ABSTRACT

Perhaps the first question that needs to be asked is: ‘Why does a school opt for grant-maintained status?’ Although individual schools will provide their own rationale, there appears to be no simple answer, either for the schools as a group or indeed, for any one school, as Cecil Knight explains in Chapter 3. However, for many of the early schools to opt out there was one predominant ‘reason’. As the AMMA report on their questionnaire survey (Appendix D, pp. 156-64) points out: ‘The main reason for seeking grant-maintained status was the fear of closure or re-organisation’ (11 (i)). This is increasingly less likely to be the motivating force; at the time of writing (August 1991) only 20 per cent of the approved or up-and-running schools were subject to conflicting section 12 or section 13 proposals.

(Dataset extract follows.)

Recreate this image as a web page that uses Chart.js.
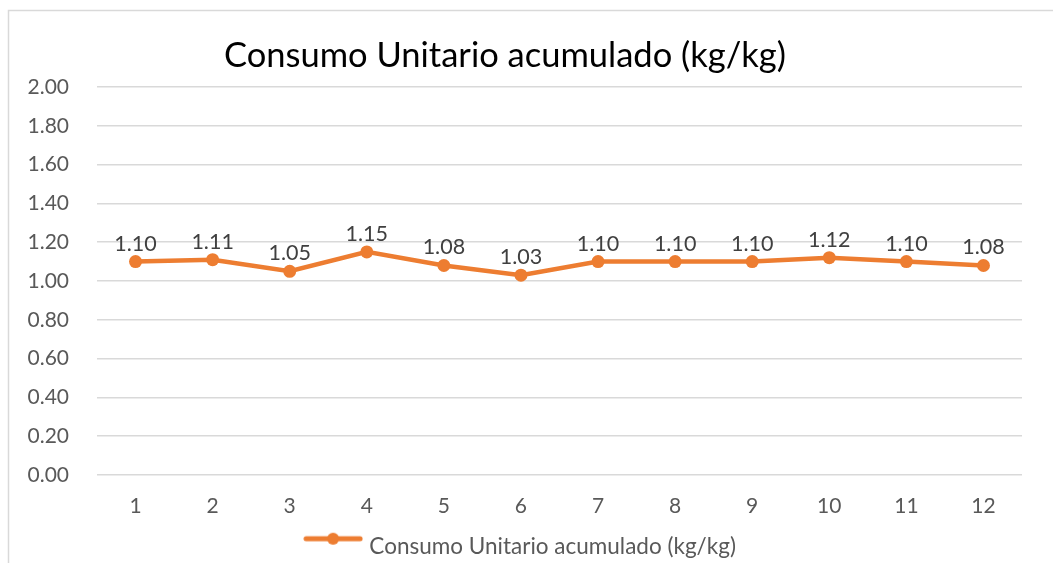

The desire for self-management and the opportunities it brings is increasingly likely to be the dominant motivating force. Cecil Knight states that it was the challenge of self-management that was the motivating force and ‘in changing times it was time to change’. What does this change mean in the 1990s?

This chapter initially reflects on some of the components of an effective self-managing school in the 1990s. It then goes on to consider the management perspectives necessary to manage human, financial and physical resources in this new environment. It is only by reassessing and adopting new approaches that the challenge of self-management will be met.